Scenario Oil Price Likelihood
Ceasefire / De-escalation: A ceasefire (or durable stand‑down) keeps the Strait of Hormuz open with no material disruption to oil or LNG flows. Markets remain sensitive to headlines, military movements, and political statements, but there is no sustained interruption to shipments. Energy prices continue to reflect a degree of geopolitical risk, though not one associated with a physical supply shock. 20% (30%)
Protracted escalation: The Strait of Hormuz remains open for limited transit, but repeated interference disrupts shipping for several weeks, reducing traffic and raising costs.

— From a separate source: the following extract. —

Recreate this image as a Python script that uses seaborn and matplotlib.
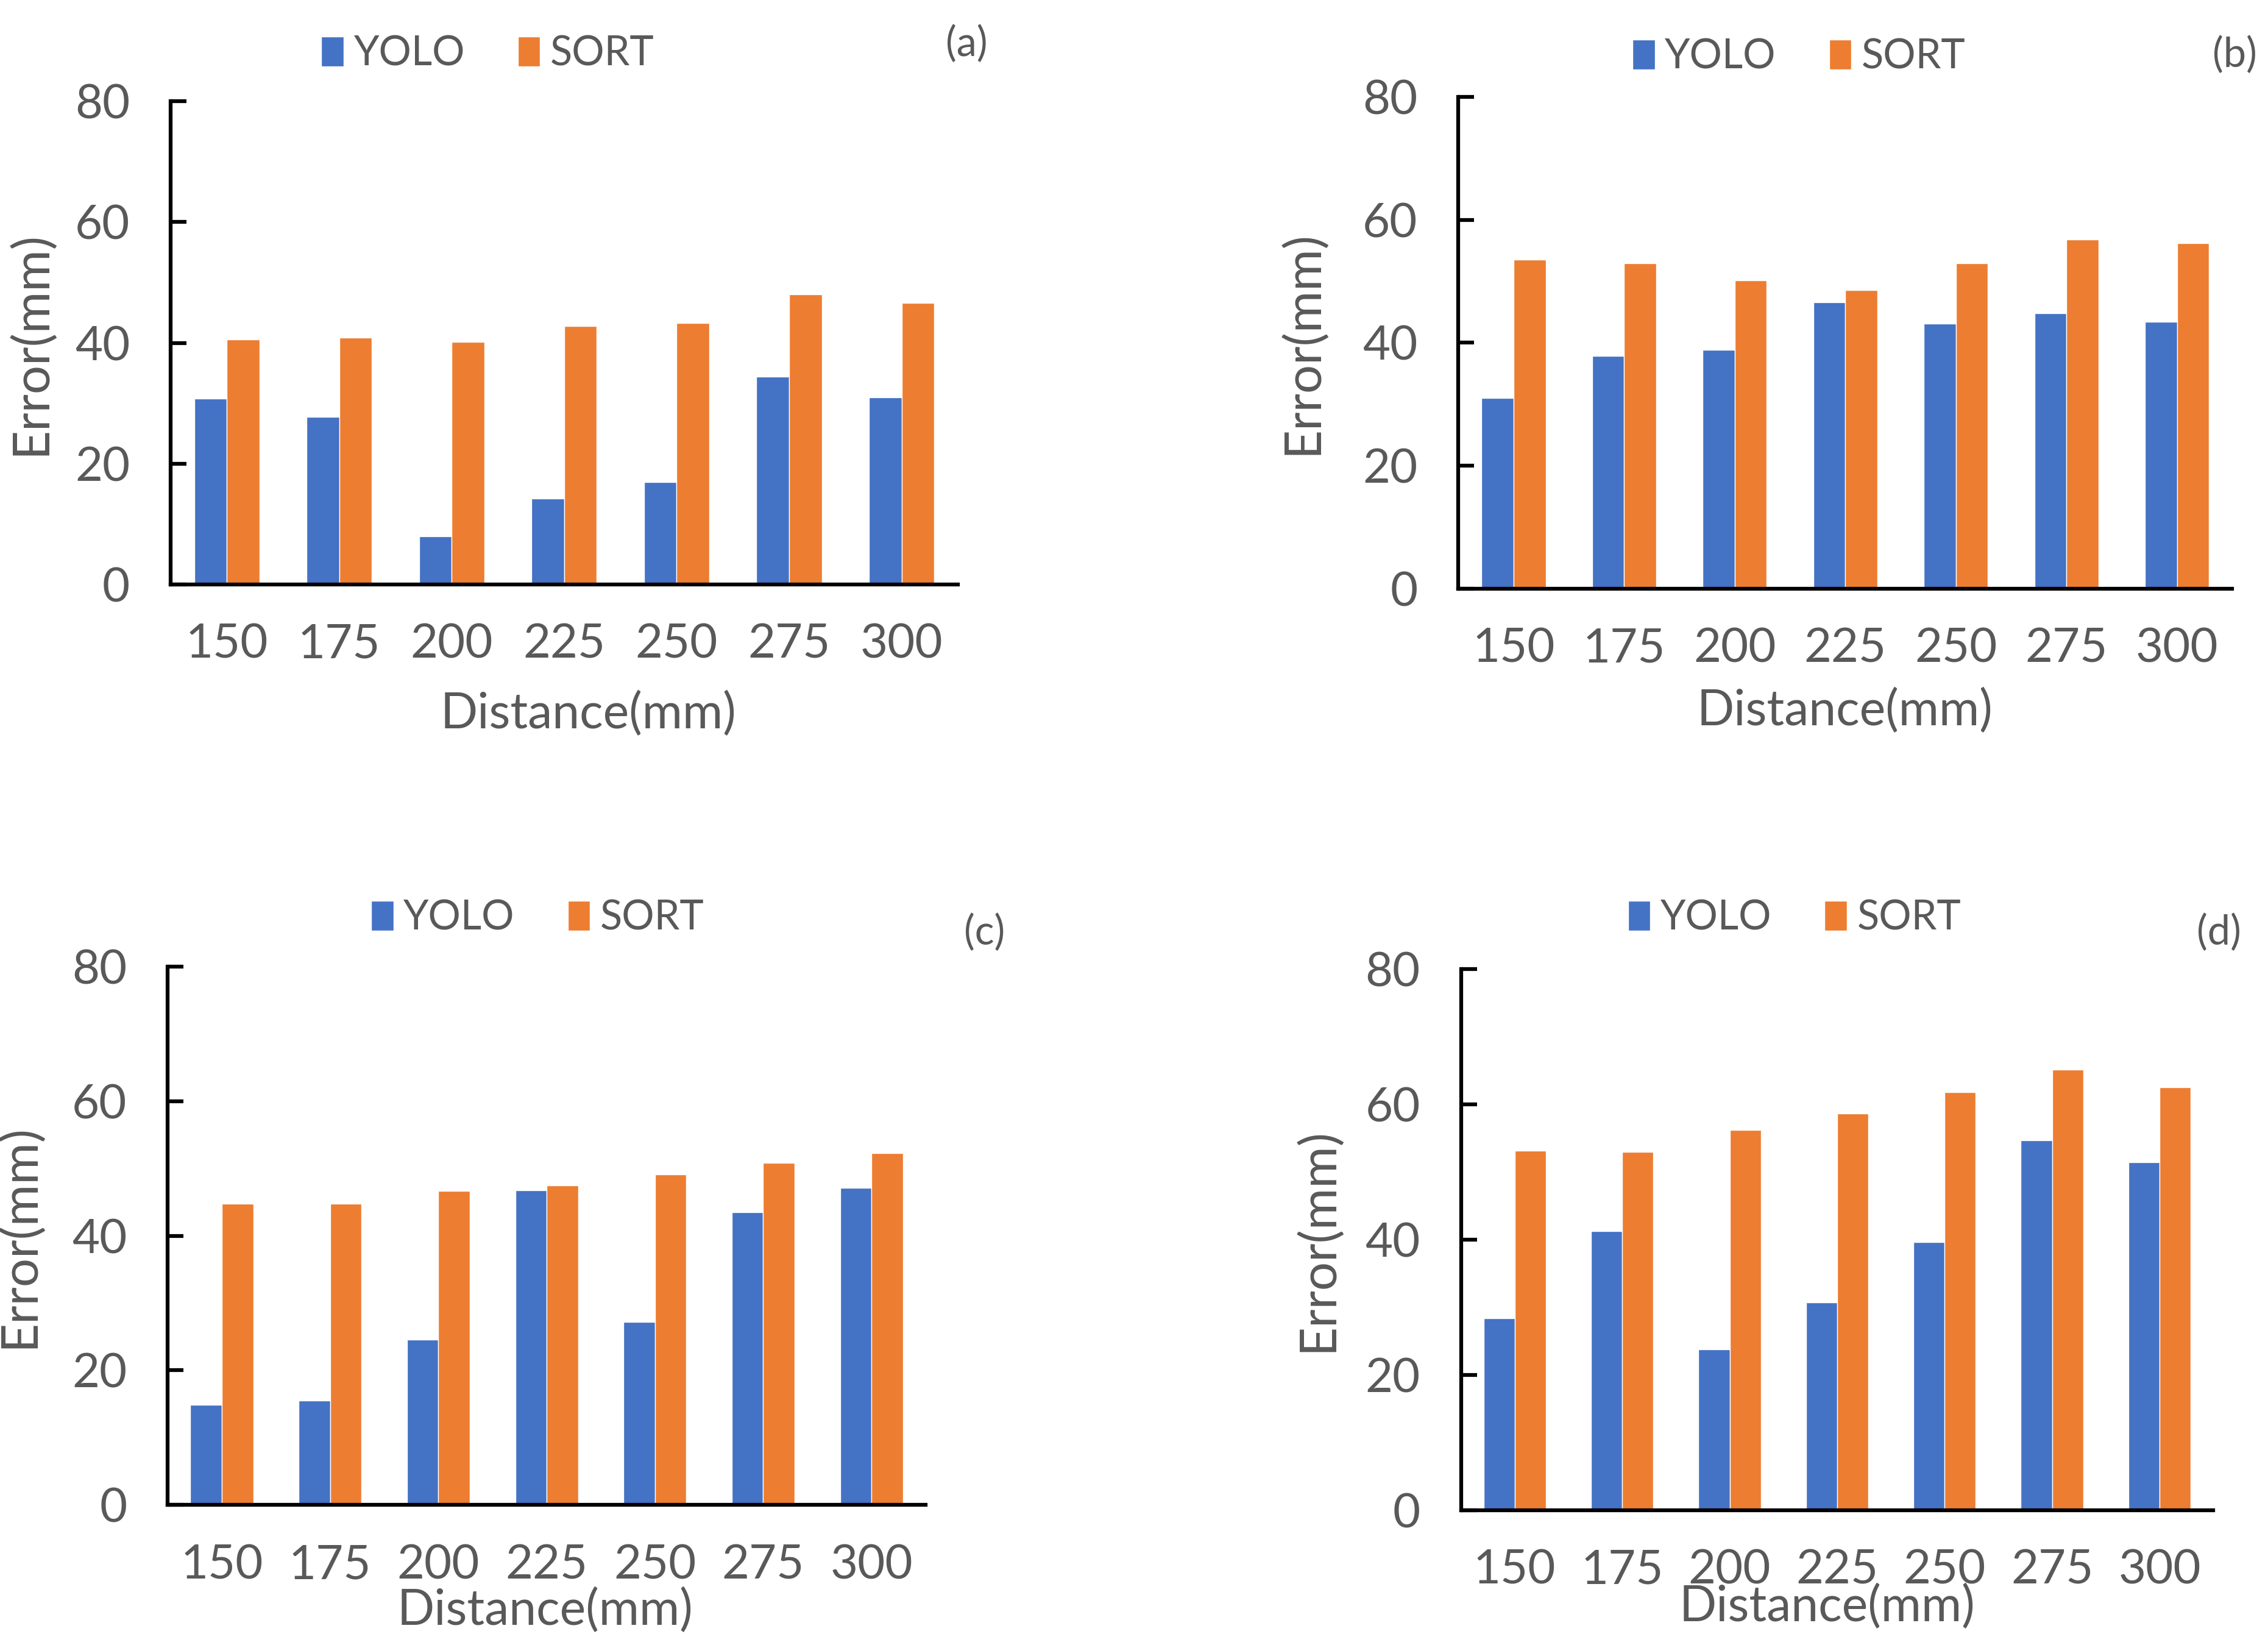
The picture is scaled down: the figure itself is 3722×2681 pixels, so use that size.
import pandas as pd
import matplotlib
matplotlib.use('Agg')
import matplotlib.pyplot as plt
import numpy as np
import seaborn as sns

# values
distances = ['150', '175', '200', '225', '250', '275', '300']
methods = ['YOLO', 'SORT']

yolo_a = [30.8, 27.7, 8.0, 14.2, 17.0, 34.4, 31.0]
sort_a = [40.6, 40.9, 40.2, 42.8, 43.3, 48.0, 46.6]

yolo_b = [31.0, 37.9, 38.9, 46.6, 43.1, 44.8, 43.4]
sort_b = [53.5, 52.9, 50.2, 48.6, 52.9, 56.8, 56.2]

yolo_c = [14.9, 15.5, 24.6, 46.8, 27.2, 43.5, 47.1]
sort_c = [44.8, 44.8, 46.7, 47.5, 49.1, 50.8, 52.3]

yolo_d = [28.4, 41.3, 23.8, 30.7, 39.6, 54.7, 51.4]
sort_d = [53.1, 53.0, 56.2, 58.6, 61.8, 65.1, 62.5]

panel_labels = ['(a)', '(b)', '(c)', '(d)']

sns.set_style('white')
plt.rcParams['font.family'] = ['Lato', 'DejaVu Sans']
text_col = '#595959'
palette = {'YOLO': '#4472C4', 'SORT': '#ED7D31'}

fig = plt.figure(figsize=(37.23, 26.81), dpi=100)

# axes rects (left, bottom, width, height) in figure fraction
rects = [
    [0.0752, 0.6423, 0.3470, 0.2957],
    [0.6428, 0.6397, 0.3412, 0.3010],
    [0.0739, 0.0790, 0.3341, 0.3294],
    [0.6440, 0.0757, 0.3316, 0.3313],
]
legend_pos = [(0.215, 0.967), (0.793, 0.965), (0.237, 0.438), (0.791, 0.438)]
tag_pos = [(0.426, 0.973), (0.985, 0.966), (0.434, 0.429), (0.978, 0.429)]
ylab_x = [-0.147, -0.17, -0.164, -0.158]
xlab_xy = [(0.531, -0.22), (0.499, -0.202), (0.498, -0.153), (0.487, -0.136)]

series = [(yolo_a, sort_a), (yolo_b, sort_b), (yolo_c, sort_c), (yolo_d, sort_d)]

for i, (yolo, sort) in enumerate(series):
    df = pd.DataFrame({
        'Distance': distances * 2,
        'Error': yolo + sort,
        'Method': ['YOLO'] * len(yolo) + ['SORT'] * len(sort),
    })
    ax = fig.add_axes(rects[i])
    sns.barplot(data=df, x='Distance', y='Error', hue='Method', hue_order=methods,
                palette=palette, width=0.58, saturation=1, ax=ax)

    ax.set_ylim(0, 80)
    ax.set_xlim(-0.5, 6.5)
    ax.set_yticks([0, 20, 40, 60, 80])

    # major ticks on category edges, labels on minor ticks
    ax.set_xticks(np.arange(-0.5, 7, 1))
    ax.set_xticklabels([])
    ax.set_xticks(range(len(distances)), distances, minor=True)
    ax.tick_params(axis='x', which='major', direction='out', length=19, width=4.5, color='black')
    ax.tick_params(axis='x', which='minor', length=0, pad=46, labelsize=56, labelcolor=text_col)
    ax.tick_params(axis='y', direction='in', length=19, width=4.5, color='black',
                   pad=48, labelsize=56, labelcolor=text_col, left=True)

    for s in ['top', 'right']:
        ax.spines[s].set_visible(False)
    for s in ['left', 'bottom']:
        ax.spines[s].set_color('black')
        ax.spines[s].set_linewidth(4.5)

    ax.set_xlabel('Distance(mm)', fontsize=58, color=text_col)
    ax.xaxis.set_label_coords(*xlab_xy[i])
    ax.set_ylabel('Error(mm)', fontsize=60, color=text_col)
    ax.yaxis.set_label_coords(ylab_x[i], 0.5)

    handles, labels = ax.get_legend_handles_labels()
    ax.legend(handles, labels, loc='center', bbox_to_anchor=legend_pos[i],
              bbox_transform=fig.transFigure, ncol=2, frameon=False,
              handlelength=0.55, handleheight=0.75, handletextpad=0.25,
              columnspacing=1.3, fontsize=48, labelcolor=text_col)

    fig.text(tag_pos[i][0], tag_pos[i][1], panel_labels[i], fontsize=48,
             color=text_col, ha='center', va='center')

fig.savefig('out.png', dpi=100)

This results in a modest supply loss that can be largely offset through storage drawdowns and alternative transport channels. $80-$100 50%
Strait of Hormuz closure and escalation: Iran effectively halts transit through the Strait for a meaningful period, forcing large-scale rerouting and an acute energy supply shock. The shock is compounded by direct strikes on energy infrastructure. Inventories are depleted, policy responses intensify, and prices re-rate to reflect a true supply shock. >$100 30% (20%)

 

These developments have significant implications for global inflation, particularly for Europe and Asia, which depend heavily on energy imports. US inflation was already rising before the crisis intensified, with producer prices in February increasing far faster than expected. This leaves central banks facing the risk of stagflation, complicating efforts to tighten policy without undermining growth.

 

In this environment, maintaining a well‑diversified portfolio remains the most effective way to manage uncertainty.